For a long moment neither spoke.  There was a faint hum from the overhead monitor and a fainter scratching from the bat Walapang rubbing his wing against a stalactite.

“I’m glad you think this is cute,” Bruce said at last, a grim finality replacing the usual bat-gravel.  “Now, as much as I know you love playing with your toy, do you think you could possibly let me get back to work without getting on my casefile—case.  Without you getting on my case?”

Selina took a deep breath.  When she spoke, it was with a cool, deliberate control measuring out each word.

“I don’t think it’s cute at all, Bruce.  And I have never considered you in pain to be entertainment.  I did hope if I pushed you hard enough…”

“That what, I’d snap?” he cut in angrily.  “That’s just it, Selina.  I said I didn’t want to talk about it right now, but you just couldn’t leave well enough alone, could you?  No, you had to keep prodding and jabbing, wearing me down, until what?  I finally give in and give you what you want?  Is that how it works now?”

“It seems like everything leads back to it no matter what I say or don’t say, do or don’t do.  It also seems like whatever it is, it’s getting worse.  So yes, Bruce, I’m pushing and prodding and jabbing and refusing to ignore the fact that a pink elephant has come among us.  But just for the record, this isn’t ‘what I want.’  I don’t want to get into any of this!  I would love nothing better than to shove it all in the closet and forget it ever existed.  But… But one of the things I want to shove in the closet and forget is a world where this kind of thing was shoved in a closet and forgotten.  I don’t know everything that happened there, but I know it went on too long.  A pink elephant was left to… fester or something… until, finally, you told me to leave.  I woke up in the back room of the fucking Iceberg and Ivy had my sapphire—”

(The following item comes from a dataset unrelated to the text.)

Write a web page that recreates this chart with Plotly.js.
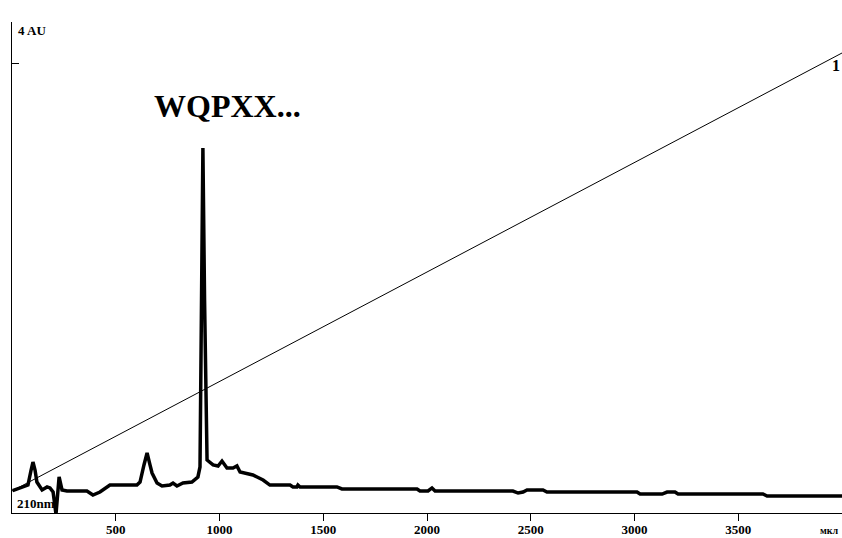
<!DOCTYPE html>
<html>
<head>
<meta charset="utf-8">
<script src="https://cdn.plot.ly/plotly-3.0.1.min.js"></script>
<style>html,body{margin:0;padding:0;background:#fff;}#chart{width:842px;height:538px;}</style>
</head>
<body>
<div id="chart"></div>
<script>
// Volume (мкл)
const volume = [3, 39, 77, 92, 101, 111, 120, 145, 169, 183, 198, 212, 217, 227, 241, 265, 361, 390, 424, 472,
  602, 617, 636, 651, 665, 675, 699, 723, 761, 776, 795, 824, 867, 896, 906, 913, 920, 928, 935, 940,
  969, 993, 1012, 1036, 1065, 1084, 1099, 1161, 1181, 1210, 1243, 1340, 1354, 1373, 1378, 1388, 1566, 1590,
  1952, 1966, 2005, 2024, 2039, 2414, 2439, 2463, 2482, 2559, 2578, 3012, 3027, 3133, 3157, 3195, 3210,
  3619, 3639, 4000];
// Absorbance at 210 nm (AU)
const absorbance = [0.199, 0.223, 0.249, 0.383, 0.454, 0.383, 0.276, 0.205, 0.232, 0.223, 0.187, -0.01, 0.143, 0.321, 0.205, 0.196, 0.196, 0.160, 0.187, 0.249,
  0.249, 0.276, 0.428, 0.535, 0.428, 0.356, 0.267, 0.241, 0.249, 0.267, 0.241, 0.267, 0.276, 0.321, 0.410, 1.898, 3.252, 1.898, 0.650, 0.472,
  0.428, 0.419, 0.463, 0.401, 0.401, 0.419, 0.365, 0.339, 0.321, 0.294, 0.249, 0.249, 0.232, 0.232, 0.249, 0.232, 0.232, 0.214,
  0.214, 0.196, 0.196, 0.223, 0.196, 0.196, 0.178, 0.187, 0.205, 0.205, 0.187, 0.187, 0.169, 0.169, 0.187, 0.187, 0.169,
  0.169, 0.151, 0.151];
// Gradient (% B)
const gradientVolume = [0, 4000];
const gradientPercent = [0, 100];

const xTickVals = [500, 1000, 1500, 2000, 2500, 3000, 3500, 4000];
const xTickText = ['500', '1000', '1500', '2000', '2500', '3000', '3500', ''];
const yTickVals = [4];

const serif = '"Liberation Serif", "Times New Roman", serif';

const traces = [
  {x: gradientVolume, y: gradientPercent, type: 'scatter', mode: 'lines', yaxis: 'y2',
   line: {color: '#000', width: 1}, hoverinfo: 'skip'},
  {x: volume, y: absorbance, type: 'scatter', mode: 'lines',
   line: {color: '#000', width: 3.5, shape: 'linear'}}
];

const layout = {
  width: 842, height: 538,
  margin: {l: 12, r: 0, t: 22, b: 25},
  paper_bgcolor: '#fff', plot_bgcolor: '#fff',
  showlegend: false,
  font: {family: serif, color: '#000'},
  xaxis: {
    range: [0, 4000], showgrid: false, zeroline: false,
    showline: true, linecolor: '#000', linewidth: 1,
    ticks: 'outside', ticklen: 7, tickcolor: '#000', tickwidth: 1,
    tickvals: xTickVals, ticktext: xTickText,
    ticklabelstandoff: -3,
    tickfont: {family: serif, size: 13, weight: 'bold', color: '#000'}
  },
  yaxis: {
    range: [0, 4.374], showgrid: false, zeroline: false,
    showline: true, linecolor: '#000', linewidth: 1,
    ticks: 'inside', ticklen: 7, tickcolor: '#000', tickwidth: 1,
    tickvals: yTickVals, showticklabels: false
  },
  yaxis2: {
    overlaying: 'y', range: [-5.02, 107.08], visible: false
  },
  annotations: [
    {xref: 'paper', yref: 'paper', x: 0.0048, y: 0.9817, xanchor: 'left', yanchor: 'middle',
     text: '4 AU', showarrow: false, font: {family: serif, size: 13, weight: 'bold', color: '#000'}},
    {xref: 'paper', yref: 'paper', x: 0.0036, y: 0, xanchor: 'left', yanchor: 'bottom',
     text: '210nm', showarrow: false, font: {family: serif, size: 13, weight: 'bold', color: '#000'}},
    {xref: 'paper', yref: 'paper', x: 0.260, y: 0.829, xanchor: 'center', yanchor: 'middle',
     text: 'WQPXX...', showarrow: false, font: {family: serif, size: 32, weight: 'bold', color: '#000'}},
    {xref: 'paper', yref: 'paper', x: 1, y: 0.912, xanchor: 'right', yanchor: 'middle',
     text: '1', showarrow: false, font: {family: serif, size: 16, weight: 'bold', color: '#000'}},
    {xref: 'paper', yref: 'paper', x: 0.985, y: -0.036, xanchor: 'center', yanchor: 'middle',
     text: 'мкл', showarrow: false, font: {family: serif, size: 10, weight: 'bold', color: '#000'}}
  ]
};

Plotly.newPlot('chart', traces, layout, {staticPlot: true, displayModeBar: false});
</script>
</body>
</html>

“Sapphire?  Selina, what are you talking about?  Wait, you think this is…” he trailed off, his head reeling.  “This has nothing to do with the dimension hopping,” he said finally.  “I know that you will tell me—or not tell me—whenever you feel you can…  I’d like the same consideration.”

Selina shook her head.

“You’re not listening—or not understanding.  I am telling you.  One of those worlds, you’d thrown me out.  Something was left unsaid for too long.  It scares me.  Bruce, I don’t want that to happen with us.  If you need time, then take it.  “

She stared at him for a moment, then added, “Just don’t take too much.”